Mi hija, de 21 años, es la primera vez que ve la unanimidad de un sentimiento en la Patria. La Copa Mundial de Fútbol de Qatar es un padre con 45 millones de hijos y esa fraternidad sin grietas es un fenómeno único, gozable, entrañable, que muestra que es posible lograr grandes metas por buenos caminos.

Aquí, en Argentina, a nadie se le ocurriría cambiar la Copa por nada, aunque sirviera para pagar la deuda externa, porque uno puede tener intensidades profundas -como el nacimiento de un hijo o el fallecimiento de un ser querido- pero lo cierto es que no acude a mi mente algo colectivamente tan intenso y unánime como este triunfo.

Hemos sufrido cada partido. Freud decía que “Si realmente el sufrimiento da lecciones, el mundo estaría poblado solo de sabios. El dolor no tiene nada que enseñar a quienes no encuentran el coraje y la fuerza para escucharlo”.

Reitero que una selección de un deporte no tiene la obligación de ser modelo de nada más allá de lo deportivo. Pero por la intensidad con que lo vivimos, quizás esta Selección, sí.
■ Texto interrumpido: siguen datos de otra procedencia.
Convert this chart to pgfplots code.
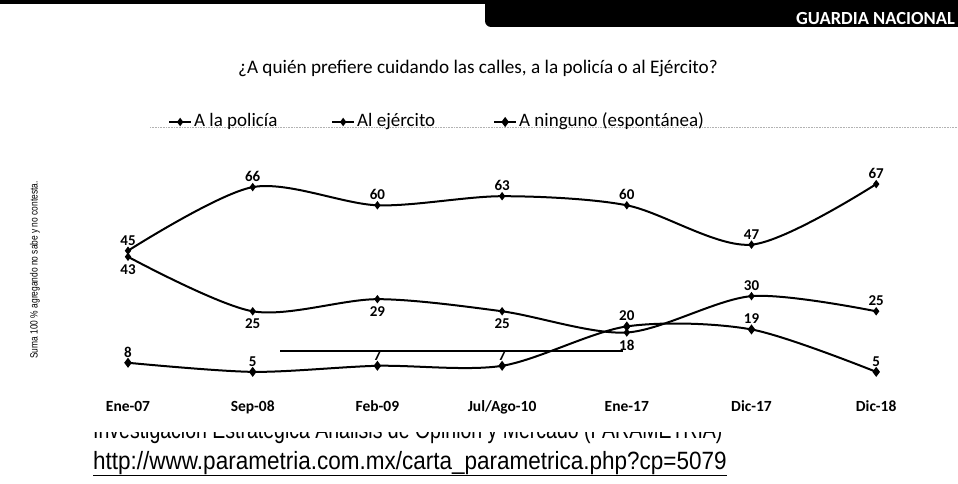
\documentclass[border=0pt]{standalone}
\usepackage{pgfplots}
\pgfplotsset{compat=1.18}
\usepackage{fontspec}
\setmainfont{Carlito}
\newfontfamily\arialf{Liberation Sans}

\pgfplotsset{
  lblabove/.style={draw=none, mark=none, forget plot, nodes near coords,
    every node near coord/.append style={/pgf/number format/assume math mode=true, font=\bfseries\fontsize{15}{15}\selectfont, anchor=south, yshift=2pt}},
  lblbelow/.style={draw=none, mark=none, forget plot, nodes near coords,
    every node near coord/.append style={/pgf/number format/assume math mode=true, font=\bfseries\fontsize{15}{15}\selectfont, anchor=north, yshift=-4pt}},
}

\begin{document}
\begin{tikzpicture}[x=1pt,y=1pt]
\useasboundingbox (0,0) rectangle (958,483);
% header
\fill[black] (0,479) rectangle (958,483);
\fill[black] (485,475) rectangle (958,483);
\fill[black] (520,456) rectangle (958,480);
\fill[black, rounded corners=6pt] (485,456) rectangle (560,480);
\node[anchor=east, text=white, font=\bfseries\fontsize{18.5}{18.5}\selectfont, inner sep=0pt] at (955,464) {GUARDIA NACIONAL};
% title
\node[font=\fontsize{19.2}{19.2}\selectfont] at (478,415) {¿A quién prefiere cuidando las calles, a la policía o al Ejército?};
% dotted scan line under legend
\draw[gray!60, densely dotted, line width=0.6pt] (150,356) -- (958,356);
% y label
\node[rotate=90] at (35,213) {\arialf\scalebox{0.8}[1]{\fontsize{10.5}{10.5}\selectfont Suma 100 \% agregando no sabe y no contesta.}};
% bottom text
\begin{scope}
\clip (0,0) rectangle (958,51);
\node[anchor=base west, inner sep=0pt] at (93,45) {\arialf\scalebox{0.78}[1]{\fontsize{25}{25}\selectfont Investigación Estratégica Análisis de Opinión y Mercado (PARAMETRÍA)}};
\end{scope}
\node[anchor=base west, inner sep=0pt] at (93,14) {\arialf\scalebox{0.9}[1]{\fontsize{25}{25}\selectfont\underline{http://www.parametria.com.mx/carta\_parametrica.php?cp=5079}}};

\begin{axis}[
  at={(90.6pt,96pt)}, anchor=south west,
  width=823pt, height=212pt, scale only axis,
  xmin=-0.3, xmax=6.3, ymin=0, ymax=70,
  clip=false,
  axis line style={draw=none},
  ytick=\empty,
  xtick={0,1,2,3,4,5,6},
  xticklabels={Ene-07,Sep-08,Feb-09,Jul/Ago-10,Ene-17,Dic-17,Dic-18},
  major tick length=0pt,
  xticklabel style={font=\bfseries\fontsize{15.5}{15.5}\selectfont, anchor=base, yshift=-24pt},
  legend columns=3,
  legend style={at={(0.094,1.25)}, anchor=west, draw=none, fill=none, inner sep=0pt,
    font=\fontsize{19}{19}\selectfont, nodes={text height=13pt, text depth=4pt}},
  legend cell align=left,
  legend image code/.code={\draw[mark repeat=2,mark phase=2] plot coordinates {(0pt,0pt)(11pt,0pt)(22pt,0pt)};},
]
\addplot[black, line width=2pt, smooth, mark=diamond*, mark size=2.6pt] coordinates {(0,45) (1,66) (2,60) (3,63) (4,60) (5,47) (6,67)};
\addlegendentry{\makebox[135pt][l]{A la policía}}
\addplot[black, line width=2pt, smooth, mark=diamond*, mark size=2.6pt] coordinates {(0,43) (1,25) (2,29) (3,25) (4,18) (5,30) (6,25)};
\addlegendentry{\makebox[134pt][l]{Al ejército}}
\addplot[black, line width=2pt, smooth, mark=diamond*, mark size=3.4pt] coordinates {(0,8) (1,5) (2,7) (3,7) (4,20) (5,19) (6,5)};
\addlegendentry{A ninguno (espontánea)}
% data labels
\addplot[lblabove] coordinates {(0,45) (1,66) (2,60) (3,63) (4,60) (5,47) (6,67)};
\addplot[lblbelow] coordinates {(0,43) (1,25) (2,29) (3,25) (4,18)};
\addplot[lblabove] coordinates {(5,30) (6,25)};
\addplot[lblabove] coordinates {(0,8) (1,5) (2,7) (3,7) (4,20) (5,19) (6,5)};
% stray scan line
\addplot[black, line width=1.3pt, no marks, forget plot] coordinates {(1.22,11.9) (3.97,11.9)};
\end{axis}
\end{tikzpicture}
\end{document}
Porque a la hora del ejemplo, de la referencia, es importante considerar como se obtuvo; cuál fue el camino recorrido y si nos sirve de algo, más allá de la alegría.

Se pueden decir muchas palabras. Se puede teorizar acerca de los modos y las maneras de llegar a un buen término una tarea. Pero nada reemplaza a los hechos, a los ejemplos. La palabra -sobre todo en términos de la dirigencia política- está desvalorizada y es difícil que lo que se diga tenga crédito. Es por eso que hoy no importa tanto si alguien es veraz, sino si es creíble.
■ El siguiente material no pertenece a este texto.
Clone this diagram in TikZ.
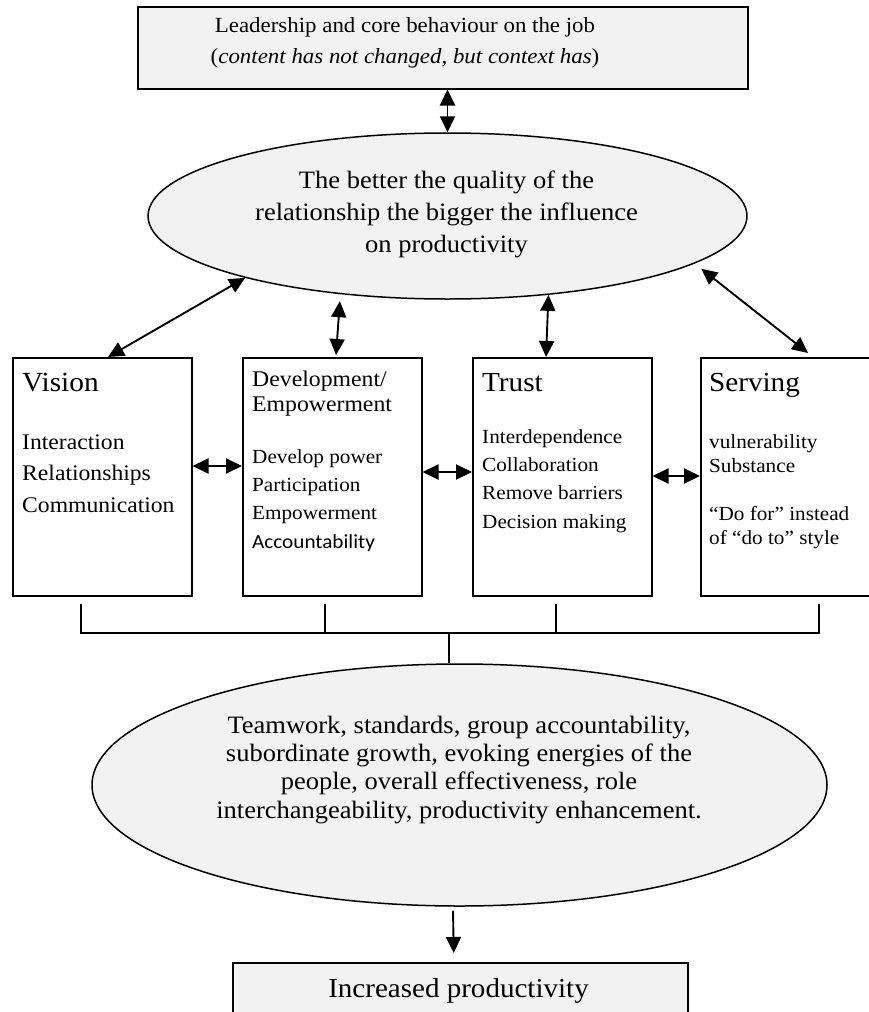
\documentclass[tikz,border=0pt]{standalone}
\usepackage{fontspec}
\setmainfont{Liberation Serif}[FakeStretch=1.06]
\newfontfamily\calib{Carlito}[FakeStretch=1.06]
\usetikzlibrary{arrows.meta,shapes.geometric}
\definecolor{panel}{HTML}{F2F2F2}
\newcommand\fs[2]{\fontsize{#1}{#2}\selectfont}

\begin{document}
\begin{tikzpicture}[x=1pt,y=-1pt,
  box/.style={draw=black, line width=1.5pt, inner sep=0pt, anchor=north west},
  shaded/.style={box, fill=panel},
  oval/.style={draw=black, line width=1.5pt, fill=panel, ellipse, inner sep=0pt},
  % multi-line texts are placed by the baseline of their last line
  txt/.style={inner sep=0pt, anchor=base west, align=left},
  ctxt/.style={inner sep=0pt, anchor=base, align=center},
  link/.style={line width=1.9pt, {Triangle[length=16pt 0,width=15pt 0]}-{Triangle[length=16pt 0,width=15pt 0]}},
  feed/.style={line width=1.9pt, -{Triangle[length=16pt 0,width=15pt 0]}},
  rail/.style={line width=1.4pt}]
\useasboundingbox (0,0) rectangle (869,1012);
\clip (0,0) rectangle (869,1012);
\fill[white] (0,0) rectangle (869,1012);

% header box
\node[shaded, minimum width=610pt, minimum height=82pt] (top) at (137,6) {};
\node[ctxt, font=\fs{21.6}{31}] (toptext) at (405,63)
  {Leadership and core behaviour on the job\\(\textit{content has not changed, but context has})};

% upper ellipse
\node[oval, minimum width=599pt, minimum height=166pt] (ell1) at (447.5,216) {};
\node[ctxt, font=\fs{25}{32}] (ell1text) at (446.5,252)
  {The better the quality of the\\relationship the bigger the influence\\on productivity};

% four pillars
\node[box, minimum width=179pt, minimum height=238pt] (vision) at (12,357) {};
\node[box, minimum width=179pt, minimum height=238pt] (dev) at (242,357) {};
\node[box, minimum width=179pt, minimum height=238pt] (trust) at (472,357) {};
\node[box, minimum width=180pt, minimum height=238pt] (serving) at (700,357) {};

\node[txt, font=\fs{27.7}{32}] (visiont) at (22,391) {Vision};
\node[txt, font=\fs{22.3}{31.5}] (visioni) at (22,512) {Interaction\\Relationships\\Communication};

\node[txt, font=\fs{22.4}{25}] (devt) at (252,411) {Development/\\Empowerment};
\node[txt, font=\fs{20}{28.3}] (devi) at (252,548)
  {Develop power\\Participation\\Empowerment\\{\calib Accountability}};

\node[txt, font=\fs{27.5}{32}] (trustt) at (482,391) {Trust};
\node[txt, font=\fs{20}{28.3}] (trusti) at (482,528)
  {Interdependence\\Collaboration\\Remove barriers\\Decision making};

\node[txt, font=\fs{27.5}{32}] (servt) at (709,391) {Serving};
\node[txt, font=\fs{20}{23.8}] (servi) at (709,544)
  {vulnerability\\Substance\\[23.8pt]“Do for” instead\\of “do to” style};

% lower ellipse
\node[oval, minimum width=735pt, minimum height=242pt] (ell2) at (459.5,785) {};
\node[ctxt, font=\fs{25}{28.3}] (ell2text) at (459,818)
  {Teamwork, standards, group accountability,\\subordinate growth, evoking energies of the\\people, overall effectiveness, role\\interchangeability, productivity enhancement.};

% result box
\node[shaded, minimum width=455pt, minimum height=80pt] (bot) at (232,962) {};
\node[ctxt, font=\fs{27.4}{30}] (bottext) at (458.5,997) {Increased productivity};

% two-way links
\draw[link] (ell1.north |- top.south) -- (ell1.north);
\draw[link] ([xshift=96pt]vision.north west) -- (ell1.197.5);
\draw[link] ([xshift=94pt,yshift=2pt]dev.north west) -- ([yshift=-7pt]ell1.216.5);
\draw[link] ([xshift=74pt]trust.north west) -- (ell1.322.2);
\draw[link] ([xshift=108pt,yshift=4pt]serving.north west) -- ([yshift=-8pt]ell1.350.6);

\draw[link] ([yshift=-109pt]vision.north east) -- ([yshift=-109pt]dev.north west);
\draw[link] ([yshift=-115pt]dev.north east) -- ([yshift=-115pt]trust.north west);
\draw[link] ([yshift=-119pt]trust.north east) -- ([yshift=-119pt]serving.north west);

% bracket gathering the pillars
\coordinate (t1) at ([xshift=69pt,yshift=-7pt]vision.south west);
\coordinate (t2) at ([xshift=83pt,yshift=-7pt]dev.south west);
\coordinate (t3) at ([xshift=84pt,yshift=-7pt]trust.south west);
\coordinate (t4) at ([xshift=119pt,yshift=-7pt]serving.south west);
\coordinate (hub) at (449,633);
\draw[rail] (t1) -- (t1 |- hub) -- (t4 |- hub) -- (t4);
\draw[rail] (t2) -- (t2 |- hub);
\draw[rail] (t3) -- (t3 |- hub);
\draw[rail] (hub) -- (hub |- ell2.north);

% outcome
\draw[feed] ([xshift=-6.5pt,yshift=-4pt]ell2.south) -- ([xshift=-6.5pt,yshift=9pt]bot.north);
\end{tikzpicture}
\end{document}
Nuestros niños y nuestros jóvenes vieron que no siempre sirve ser el más vivo, el ventajero. Que el esfuerzo sostenido sirve e importa. Que no todo es individualismo. Que en el trabajo puede haber lugar para el afecto.

Scaloni no quiere ser presidente, aunque algún meme le haya pedido que forme un equipo de Gobierno. Se tomaría la cabeza con las manos, bajaría la vista, espantado. Le bajó el tono al festejo. No quiere ser referente de nada. Quiere ser feliz y seguir haciendo lo que le gusta: entrenar equipos.
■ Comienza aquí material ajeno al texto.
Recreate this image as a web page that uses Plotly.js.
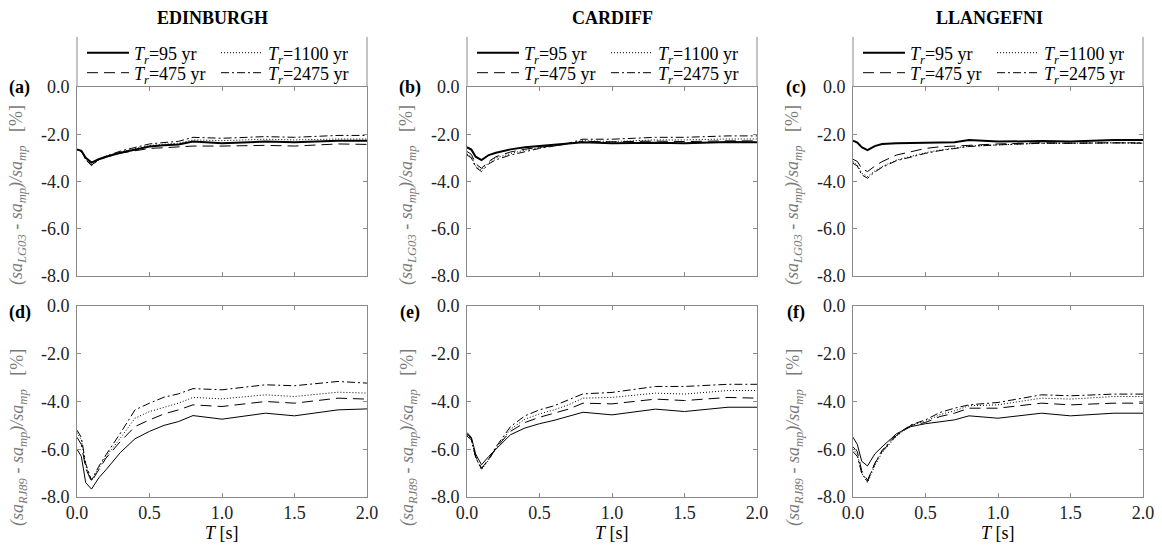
<!DOCTYPE html>
<html>
<head>
<meta charset="utf-8">
<script src="https://cdn.plot.ly/plotly-3.0.1.min.js"></script>
<style>html,body{margin:0;padding:0;background:#fff;}#chart{width:1162px;height:551px;}</style>
</head>
<body>
<div id="chart"></div>
<script>
// ---------------- data ----------------
const periods = [0, 0.03, 0.06, 0.1, 0.15, 0.2, 0.3, 0.4, 0.5, 0.6, 0.7, 0.8, 1.0, 1.3, 1.5, 1.8, 2.0];

const cities = ["EDINBURGH", "CARDIFF", "LLANGEFNI"];
const panelLabels = ["(a)", "(b)", "(c)", "(d)", "(e)", "(f)"];
const returnPeriods = ["95", "475", "1100", "2475"];

const xTickVals = [0, 0.5, 1.0, 1.5, 2.0];
const xTickText = ["0.0", "0.5", "1.0", "1.5", "2.0"];
const yTickVals = [-8, -6, -4, -2, 0];
const yTickText = ["-8.0", "-6.0", "-4.0", "-2.0", "0.0"];

// (a) Edinburgh, LG03
const a_95   = [-2.64, -2.70, -3.00, -3.20, -3.06, -2.95, -2.78, -2.64, -2.52, -2.47, -2.43, -2.31, -2.38, -2.31, -2.34, -2.27, -2.27];
const a_475  = [-2.64, -2.72, -3.05, -3.30, -3.10, -2.97, -2.80, -2.70, -2.60, -2.57, -2.55, -2.50, -2.50, -2.47, -2.50, -2.41, -2.43];
const a_1100 = [-2.64, -2.72, -3.05, -3.30, -3.08, -2.93, -2.75, -2.60, -2.48, -2.42, -2.38, -2.24, -2.27, -2.21, -2.24, -2.20, -2.20];
const a_2475 = [-2.64, -2.72, -3.08, -3.33, -3.08, -2.93, -2.71, -2.55, -2.41, -2.35, -2.30, -2.13, -2.17, -2.10, -2.13, -2.05, -2.05];
// (b) Cardiff, LG03
const b_95   = [-2.55, -2.65, -2.95, -3.09, -2.88, -2.78, -2.64, -2.55, -2.50, -2.45, -2.41, -2.34, -2.38, -2.36, -2.38, -2.33, -2.34];
const b_475  = [-2.73, -2.85, -3.25, -3.44, -3.15, -2.95, -2.75, -2.63, -2.55, -2.48, -2.42, -2.30, -2.32, -2.29, -2.31, -2.28, -2.28];
const b_1100 = [-2.84, -2.95, -3.35, -3.51, -3.20, -3.00, -2.82, -2.67, -2.57, -2.49, -2.40, -2.27, -2.31, -2.24, -2.24, -2.20, -2.20];
const b_2475 = [-2.88, -3.00, -3.40, -3.58, -3.25, -3.08, -2.88, -2.73, -2.60, -2.50, -2.38, -2.21, -2.21, -2.13, -2.13, -2.07, -2.07];
// (c) Llangefni, LG03
const c_95   = [-2.27, -2.35, -2.55, -2.67, -2.50, -2.41, -2.38, -2.37, -2.36, -2.35, -2.34, -2.24, -2.31, -2.29, -2.31, -2.24, -2.24];
const c_475  = [-3.06, -3.15, -3.45, -3.58, -3.35, -3.16, -2.88, -2.73, -2.60, -2.53, -2.50, -2.45, -2.41, -2.36, -2.38, -2.36, -2.38];
const c_1100 = [-3.16, -3.30, -3.65, -3.79, -3.55, -3.37, -3.09, -2.92, -2.78, -2.67, -2.60, -2.50, -2.45, -2.38, -2.38, -2.36, -2.38];
const c_2475 = [-3.23, -3.35, -3.72, -3.86, -3.60, -3.40, -3.12, -2.95, -2.81, -2.69, -2.60, -2.52, -2.45, -2.38, -2.38, -2.36, -2.36];
// (d) Edinburgh, RJ89
const d_95   = [-6.00, -6.30, -7.40, -7.67, -7.20, -6.86, -6.13, -5.56, -5.25, -5.00, -4.84, -4.59, -4.74, -4.49, -4.60, -4.35, -4.31];
const d_475  = [-5.50, -5.80, -6.80, -7.35, -6.86, -6.37, -5.67, -5.05, -4.77, -4.52, -4.35, -4.14, -4.21, -4.00, -4.07, -3.86, -3.90];
const d_1100 = [-5.30, -5.60, -6.70, -7.30, -6.80, -6.30, -5.53, -4.70, -4.42, -4.24, -4.07, -3.83, -3.89, -3.72, -3.79, -3.61, -3.65];
const d_2475 = [-5.20, -5.50, -6.60, -7.30, -6.72, -6.23, -5.32, -4.35, -4.07, -3.82, -3.68, -3.46, -3.51, -3.30, -3.34, -3.16, -3.23];
// (e) Cardiff, RJ89
const e_95   = [-5.30, -5.50, -6.20, -6.65, -6.30, -6.00, -5.39, -5.11, -4.93, -4.79, -4.63, -4.45, -4.56, -4.32, -4.42, -4.24, -4.24];
const e_475  = [-5.35, -5.55, -6.30, -6.79, -6.44, -5.95, -5.25, -4.88, -4.66, -4.49, -4.32, -4.07, -4.10, -3.90, -3.96, -3.83, -3.86];
const e_1100 = [-5.40, -5.60, -6.35, -6.86, -6.44, -5.95, -5.16, -4.74, -4.52, -4.35, -4.14, -3.86, -3.83, -3.65, -3.69, -3.54, -3.54];
const e_2475 = [-5.45, -5.60, -6.35, -6.82, -6.40, -5.90, -5.05, -4.60, -4.35, -4.18, -3.93, -3.68, -3.62, -3.37, -3.37, -3.28, -3.28];
// (f) Llangefni, RJ89
const f_95   = [-5.50, -5.80, -6.50, -6.70, -6.20, -5.90, -5.35, -5.05, -4.93, -4.84, -4.77, -4.60, -4.70, -4.49, -4.60, -4.49, -4.49];
const f_475  = [-5.90, -6.10, -6.90, -7.30, -6.60, -6.10, -5.42, -5.00, -4.88, -4.63, -4.49, -4.28, -4.28, -4.07, -4.14, -4.07, -4.07];
const f_1100 = [-6.00, -6.20, -7.00, -7.40, -6.70, -6.15, -5.45, -5.00, -4.83, -4.55, -4.39, -4.18, -4.14, -3.86, -3.90, -3.79, -3.79];
const f_2475 = [-6.10, -6.30, -7.00, -7.35, -6.60, -6.05, -5.38, -4.98, -4.77, -4.46, -4.28, -4.14, -4.04, -3.72, -3.76, -3.69, -3.69];

const panels = [
  [a_95, a_475, a_1100, a_2475],
  [b_95, b_475, b_1100, b_2475],
  [c_95, c_475, c_1100, c_2475],
  [d_95, d_475, d_1100, d_2475],
  [e_95, e_475, e_1100, e_2475],
  [f_95, f_475, f_1100, f_2475]
];

// ---------------- layout helpers ----------------
const W = 1162, H = 551;
const FONT = "Liberation Serif";
const AXC = "#8a8a8a";
const px = v => v / W;
const py = v => 1 - v / H;

const colLeft = [77, 467, 853];
const colTitleX = [213, 612, 989];
const colW = 290;
const rowTop = [87, 306];
const rowBot = [276, 497];

const dashes = ["solid", "11px,6px", "1px,2px", "8px,3px,2px,3px"];
const legendRow = [0, 1, 0, 1]; // 95 & 1100 in row 1, 475 & 2475 in row 2
const legendKey = n => "legend" + (n === 0 ? "" : String(n + 1));

const traces = [];
panels.forEach((series, p) => {
  const ax = p === 0 ? "" : String(p + 1);
  const top = p < 3;
  series.forEach((vals, s) => {
    const t = {
      type: "scatter", mode: "lines",
      x: periods, y: vals,
      xaxis: "x" + ax, yaxis: "y" + ax,
      name: "<i>T</i><sub><i>r</i></sub>=" + returnPeriods[s] + " yr",
      line: {color: "#000", width: (top && s === 0) ? 2 : 1, dash: dashes[s]},
      showlegend: top,
      hoverinfo: "skip"
    };
    if (top) t.legend = legendKey(p * 2 + legendRow[s]);
    traces.push(t);
  });
});

const layout = {
  width: W, height: H,
  margin: {l: 0, r: 0, t: 0, b: 0},
  paper_bgcolor: "#fff", plot_bgcolor: "#fff",
  showlegend: true,
  font: {family: FONT, size: 18, color: "#222"},
  annotations: [], shapes: []
};

for (let p = 0; p < 6; p++) {
  const ax = p === 0 ? "" : String(p + 1);
  const c = p % 3, r = Math.floor(p / 3);
  const L = colLeft[c];
  const common = {
    ticks: "inside", ticklen: 4, tickwidth: 1, tickcolor: AXC,
    showline: true, linecolor: AXC, linewidth: 1, mirror: "ticks",
    showgrid: false, zeroline: false, fixedrange: true,
    tickfont: {family: FONT, size: 18, color: "#222"}
  };
  layout["xaxis" + ax] = Object.assign({}, common, {
    domain: [px(L), px(L + colW)], anchor: "y" + ax,
    range: [0, 2], tickmode: "array", tickvals: xTickVals, ticktext: xTickText,
    showticklabels: r === 1, ticklabelstandoff: -1
  });
  layout["yaxis" + ax] = Object.assign({}, common, {
    domain: [py(rowBot[r]), py(rowTop[r])], anchor: "x" + ax,
    range: [-8, 0], tickmode: "array", tickvals: yTickVals, ticktext: yTickText,
    ticklabelstandoff: 3
  });
  // panel label
  layout.annotations.push({
    xref: "paper", yref: "paper", x: px(L - 57), y: py(rowTop[r] + (r === 0 ? 1 : 6)),
    xanchor: "center", yanchor: "middle", showarrow: false,
    text: "<b>" + panelLabels[p] + "</b>", font: {family: FONT, size: 18, color: "#000"}
  });
  // y-axis title
  const sub = r === 0 ? "LG03" : "RJ89";
  layout.annotations.push({
    xref: "paper", yref: "paper", x: px(L - 59), y: py(r === 0 ? 195 : 438),
    xanchor: "center", yanchor: "middle", showarrow: false, textangle: -90,
    text: "<i>(sa</i><sub><i>" + sub + "</i></sub><i> - sa</i><sub><i>mp</i></sub><i>)/sa</i><sub><i>mp</i></sub>   [%]",
    font: {family: FONT, size: 18, color: "#7a7a7a"}
  });
  if (r === 1) {
    layout.annotations.push({
      xref: "paper", yref: "paper", x: px(L + colW / 2), y: py(533),
      xanchor: "center", yanchor: "middle", showarrow: false,
      text: "<i>T</i> [s]", font: {family: FONT, size: 18, color: "#000"}
    });
  } else {
    // column title
    layout.annotations.push({
      xref: "paper", yref: "paper", x: px(colTitleX[c]), y: py(18),
      xanchor: "center", yanchor: "middle", showarrow: false,
      text: "<b>" + cities[c] + "</b>", font: {family: FONT, size: 18, color: "#000"}
    });
    // legend box sides
    [0, 1].forEach(k => {
      layout.shapes.push({
        type: "line", xref: "paper", yref: "paper",
        x0: px(L + k * colW), x1: px(L + k * colW), y0: py(37), y1: py(87),
        line: {color: AXC, width: 1}
      });
    });
    // two legend rows
    [53, 73].forEach((yy, k) => {
      layout[legendKey(p * 2 + k)] = {
        visible: true,
        orientation: "h", x: px(L + 5), xanchor: "left", y: py(yy), yanchor: "middle",
        entrywidth: 77, entrywidthmode: "pixels", itemwidth: 42,
        bgcolor: "rgba(0,0,0,0)", borderwidth: 0,
        font: {family: FONT, size: 18, color: "#000"},
        traceorder: "normal"
      };
    });
  }
}

Plotly.newPlot("chart", traces, layout, {displayModeBar: false});
</script>
</body>
</html>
Porque eso es lo que hace: forma equipos, en los que todos aportan diferentes capacidades y habilidades; en los que algunos son más hábiles con la pelota que otros; en los que algunos tienen una mayor fortaleza espiritual que otros; en los que a los que les toca una tarea, la hacen de la mejor manera posible, así sean ayudantes de campo, cocineros o marcadores de punta.

En este equipo, los hombres no tienen temor a que los vean conmoverse, llorar y abrazar y besar a sus hijos.

En ese equipo, todos están al servicio de todos y trabajan para una meta colectiva. En ese equipo hasta las estrellas se quedan en el banco, esperando, si el técnico así lo decide porque es mejor para el funcionamiento del equipo. Ahí hay lugar para el abrazo, para la camaradería, para la informalidad, para el humor. Pero también hay quien resigna un día de visita familiar para recuperarse de una lesión.

En este equipo, también, nadie se rinde hasta que el partido termina. Porque el objetivo importa.

Y eso es algo para aprender, un espejo en el que reflejarse y un camino para seguir.